#### [What is needed]
Return each line holding the string "this".

#### [Entries provided]
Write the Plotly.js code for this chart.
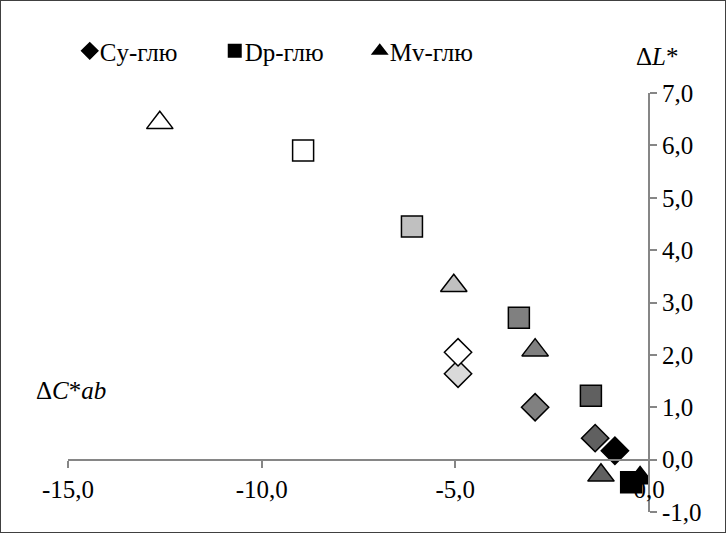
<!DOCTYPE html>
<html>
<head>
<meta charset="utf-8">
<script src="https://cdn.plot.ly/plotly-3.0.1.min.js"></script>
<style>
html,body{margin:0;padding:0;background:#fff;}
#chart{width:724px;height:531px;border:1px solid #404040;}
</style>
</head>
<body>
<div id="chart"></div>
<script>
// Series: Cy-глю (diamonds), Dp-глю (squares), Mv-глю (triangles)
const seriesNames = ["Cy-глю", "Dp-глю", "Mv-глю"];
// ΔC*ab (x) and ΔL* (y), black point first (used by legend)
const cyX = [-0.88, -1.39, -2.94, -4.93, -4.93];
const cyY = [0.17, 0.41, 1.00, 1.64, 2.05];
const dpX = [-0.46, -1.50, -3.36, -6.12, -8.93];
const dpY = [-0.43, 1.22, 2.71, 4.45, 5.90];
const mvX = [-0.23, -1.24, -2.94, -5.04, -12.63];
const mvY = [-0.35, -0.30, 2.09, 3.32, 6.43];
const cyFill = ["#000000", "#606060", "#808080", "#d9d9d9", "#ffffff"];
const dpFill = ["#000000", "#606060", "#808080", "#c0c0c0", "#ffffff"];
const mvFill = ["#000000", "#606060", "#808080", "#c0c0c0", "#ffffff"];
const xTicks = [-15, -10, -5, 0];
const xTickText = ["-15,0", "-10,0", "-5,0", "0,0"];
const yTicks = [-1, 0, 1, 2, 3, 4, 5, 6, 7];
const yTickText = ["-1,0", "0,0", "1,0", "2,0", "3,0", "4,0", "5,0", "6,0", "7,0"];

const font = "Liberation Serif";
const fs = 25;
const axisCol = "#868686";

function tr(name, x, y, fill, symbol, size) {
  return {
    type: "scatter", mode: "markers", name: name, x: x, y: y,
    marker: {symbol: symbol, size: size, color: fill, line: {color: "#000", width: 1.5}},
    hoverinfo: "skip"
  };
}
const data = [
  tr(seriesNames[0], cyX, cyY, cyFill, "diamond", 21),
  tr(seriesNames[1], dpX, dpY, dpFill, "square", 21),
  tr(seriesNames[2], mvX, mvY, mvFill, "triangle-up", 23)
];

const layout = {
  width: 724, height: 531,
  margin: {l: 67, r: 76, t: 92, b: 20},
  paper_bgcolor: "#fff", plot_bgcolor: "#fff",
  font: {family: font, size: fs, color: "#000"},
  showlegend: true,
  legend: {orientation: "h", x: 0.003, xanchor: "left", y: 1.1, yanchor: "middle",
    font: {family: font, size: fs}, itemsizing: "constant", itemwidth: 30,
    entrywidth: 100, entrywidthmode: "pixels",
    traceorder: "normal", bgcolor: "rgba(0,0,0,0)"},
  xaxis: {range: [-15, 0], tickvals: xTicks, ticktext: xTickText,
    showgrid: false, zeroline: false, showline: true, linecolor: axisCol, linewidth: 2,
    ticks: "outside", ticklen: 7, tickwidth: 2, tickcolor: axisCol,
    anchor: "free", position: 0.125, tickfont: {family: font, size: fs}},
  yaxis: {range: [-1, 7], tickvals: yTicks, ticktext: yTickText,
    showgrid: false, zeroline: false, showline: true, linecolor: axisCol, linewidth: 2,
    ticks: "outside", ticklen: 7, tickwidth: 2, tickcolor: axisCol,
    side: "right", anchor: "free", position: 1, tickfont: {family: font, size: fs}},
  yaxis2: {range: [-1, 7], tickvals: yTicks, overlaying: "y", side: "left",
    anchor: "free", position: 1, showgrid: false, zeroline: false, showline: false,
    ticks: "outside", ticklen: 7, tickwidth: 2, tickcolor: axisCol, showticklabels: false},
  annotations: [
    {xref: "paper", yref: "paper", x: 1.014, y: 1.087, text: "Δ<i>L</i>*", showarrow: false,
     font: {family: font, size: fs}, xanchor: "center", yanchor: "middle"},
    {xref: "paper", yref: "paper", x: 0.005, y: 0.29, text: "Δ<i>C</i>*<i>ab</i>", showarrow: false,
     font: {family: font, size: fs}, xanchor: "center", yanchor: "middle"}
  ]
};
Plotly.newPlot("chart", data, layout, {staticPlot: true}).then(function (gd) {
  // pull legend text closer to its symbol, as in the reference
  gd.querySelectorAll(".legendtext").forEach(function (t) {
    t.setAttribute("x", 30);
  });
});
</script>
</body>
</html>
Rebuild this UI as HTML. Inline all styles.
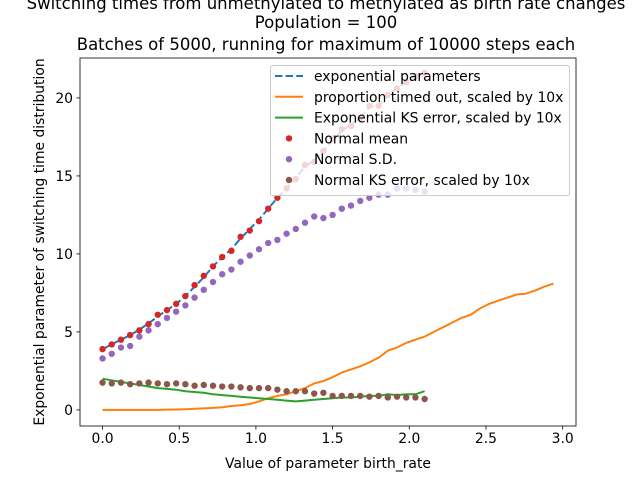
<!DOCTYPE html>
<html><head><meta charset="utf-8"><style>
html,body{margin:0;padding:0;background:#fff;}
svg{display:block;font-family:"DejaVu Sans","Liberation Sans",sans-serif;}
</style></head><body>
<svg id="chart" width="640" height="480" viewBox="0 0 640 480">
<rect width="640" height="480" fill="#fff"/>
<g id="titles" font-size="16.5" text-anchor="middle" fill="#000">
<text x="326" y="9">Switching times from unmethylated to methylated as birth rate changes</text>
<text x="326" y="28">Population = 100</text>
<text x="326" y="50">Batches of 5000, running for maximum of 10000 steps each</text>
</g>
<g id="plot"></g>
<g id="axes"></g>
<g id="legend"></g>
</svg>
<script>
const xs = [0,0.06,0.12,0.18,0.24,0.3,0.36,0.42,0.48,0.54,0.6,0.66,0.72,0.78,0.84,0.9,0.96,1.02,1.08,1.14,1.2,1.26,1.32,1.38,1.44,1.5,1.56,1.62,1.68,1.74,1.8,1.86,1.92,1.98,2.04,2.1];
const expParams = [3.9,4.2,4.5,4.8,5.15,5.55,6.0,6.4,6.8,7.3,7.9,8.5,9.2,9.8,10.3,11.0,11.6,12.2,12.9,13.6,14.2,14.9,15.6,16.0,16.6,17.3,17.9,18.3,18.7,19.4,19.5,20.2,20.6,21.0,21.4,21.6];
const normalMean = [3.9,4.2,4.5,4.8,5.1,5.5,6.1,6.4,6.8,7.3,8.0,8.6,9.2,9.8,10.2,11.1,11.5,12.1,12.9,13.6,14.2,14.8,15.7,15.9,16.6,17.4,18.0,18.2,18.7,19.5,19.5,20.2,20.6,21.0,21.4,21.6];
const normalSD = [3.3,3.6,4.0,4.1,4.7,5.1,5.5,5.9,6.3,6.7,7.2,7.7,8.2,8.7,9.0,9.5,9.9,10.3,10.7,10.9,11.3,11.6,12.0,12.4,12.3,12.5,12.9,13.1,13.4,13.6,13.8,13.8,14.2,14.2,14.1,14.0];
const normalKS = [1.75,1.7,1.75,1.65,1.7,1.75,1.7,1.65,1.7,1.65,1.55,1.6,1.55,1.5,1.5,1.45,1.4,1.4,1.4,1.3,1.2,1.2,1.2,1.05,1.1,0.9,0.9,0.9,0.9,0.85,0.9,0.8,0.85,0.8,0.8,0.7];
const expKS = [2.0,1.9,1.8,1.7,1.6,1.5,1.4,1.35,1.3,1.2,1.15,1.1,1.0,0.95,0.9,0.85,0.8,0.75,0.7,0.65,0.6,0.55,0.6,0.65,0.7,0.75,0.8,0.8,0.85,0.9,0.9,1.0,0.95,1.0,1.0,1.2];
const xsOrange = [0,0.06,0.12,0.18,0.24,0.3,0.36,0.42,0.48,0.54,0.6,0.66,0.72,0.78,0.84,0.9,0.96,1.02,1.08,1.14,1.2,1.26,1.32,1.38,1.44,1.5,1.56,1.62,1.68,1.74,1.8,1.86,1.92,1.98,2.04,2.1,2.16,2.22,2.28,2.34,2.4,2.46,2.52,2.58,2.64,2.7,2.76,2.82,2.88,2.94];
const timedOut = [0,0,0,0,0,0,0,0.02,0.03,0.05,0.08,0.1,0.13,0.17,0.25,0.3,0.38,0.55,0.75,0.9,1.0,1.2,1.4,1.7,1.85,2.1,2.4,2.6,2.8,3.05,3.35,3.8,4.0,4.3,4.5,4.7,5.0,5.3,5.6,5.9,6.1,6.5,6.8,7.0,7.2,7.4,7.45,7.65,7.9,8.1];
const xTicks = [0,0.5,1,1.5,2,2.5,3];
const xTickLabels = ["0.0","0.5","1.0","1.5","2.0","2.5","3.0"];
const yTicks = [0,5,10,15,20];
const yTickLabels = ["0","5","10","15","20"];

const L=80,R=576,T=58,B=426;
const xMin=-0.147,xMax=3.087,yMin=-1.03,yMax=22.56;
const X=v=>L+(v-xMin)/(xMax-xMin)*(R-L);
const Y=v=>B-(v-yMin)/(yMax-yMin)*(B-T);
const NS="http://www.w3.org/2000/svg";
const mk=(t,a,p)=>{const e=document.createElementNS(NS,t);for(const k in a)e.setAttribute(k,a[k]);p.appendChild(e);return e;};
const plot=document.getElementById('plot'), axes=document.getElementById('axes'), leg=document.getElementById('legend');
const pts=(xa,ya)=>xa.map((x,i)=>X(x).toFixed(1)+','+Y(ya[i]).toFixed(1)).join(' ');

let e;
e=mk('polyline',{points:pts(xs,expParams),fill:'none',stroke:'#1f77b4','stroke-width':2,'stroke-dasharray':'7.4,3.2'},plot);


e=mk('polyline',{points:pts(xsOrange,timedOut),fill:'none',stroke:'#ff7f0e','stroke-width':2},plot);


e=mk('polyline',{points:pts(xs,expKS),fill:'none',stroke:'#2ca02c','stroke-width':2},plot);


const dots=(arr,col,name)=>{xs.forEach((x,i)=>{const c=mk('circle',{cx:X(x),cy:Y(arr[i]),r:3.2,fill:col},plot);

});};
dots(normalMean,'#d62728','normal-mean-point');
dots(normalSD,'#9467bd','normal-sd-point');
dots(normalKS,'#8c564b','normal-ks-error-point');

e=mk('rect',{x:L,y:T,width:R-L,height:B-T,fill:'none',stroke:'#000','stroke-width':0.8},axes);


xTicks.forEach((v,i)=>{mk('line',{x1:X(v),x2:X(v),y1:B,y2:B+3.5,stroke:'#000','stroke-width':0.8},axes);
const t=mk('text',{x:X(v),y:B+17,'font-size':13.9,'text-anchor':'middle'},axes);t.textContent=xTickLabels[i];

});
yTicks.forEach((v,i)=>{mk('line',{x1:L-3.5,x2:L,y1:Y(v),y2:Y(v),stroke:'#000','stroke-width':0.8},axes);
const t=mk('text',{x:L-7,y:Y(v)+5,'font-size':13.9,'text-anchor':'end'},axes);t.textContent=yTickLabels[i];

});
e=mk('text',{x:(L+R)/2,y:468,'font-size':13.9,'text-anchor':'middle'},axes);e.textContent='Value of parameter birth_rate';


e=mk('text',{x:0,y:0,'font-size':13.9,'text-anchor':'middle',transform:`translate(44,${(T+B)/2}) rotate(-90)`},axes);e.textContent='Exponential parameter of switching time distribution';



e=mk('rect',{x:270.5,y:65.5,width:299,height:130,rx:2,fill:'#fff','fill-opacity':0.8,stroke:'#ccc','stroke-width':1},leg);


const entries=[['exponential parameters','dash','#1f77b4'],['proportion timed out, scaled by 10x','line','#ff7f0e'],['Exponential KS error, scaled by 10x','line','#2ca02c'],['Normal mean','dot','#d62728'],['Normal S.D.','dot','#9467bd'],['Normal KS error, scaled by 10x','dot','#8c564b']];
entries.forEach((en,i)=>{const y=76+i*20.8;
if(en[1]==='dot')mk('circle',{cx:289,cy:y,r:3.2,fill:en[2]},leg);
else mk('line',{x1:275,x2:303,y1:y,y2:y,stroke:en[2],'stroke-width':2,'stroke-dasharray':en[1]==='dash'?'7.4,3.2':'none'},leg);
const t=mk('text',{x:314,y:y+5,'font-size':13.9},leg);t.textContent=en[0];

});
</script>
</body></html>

#### [Answer]
Write the Plotly.js code for this chart.
Rebuild this UI as HTML. Inline all styles.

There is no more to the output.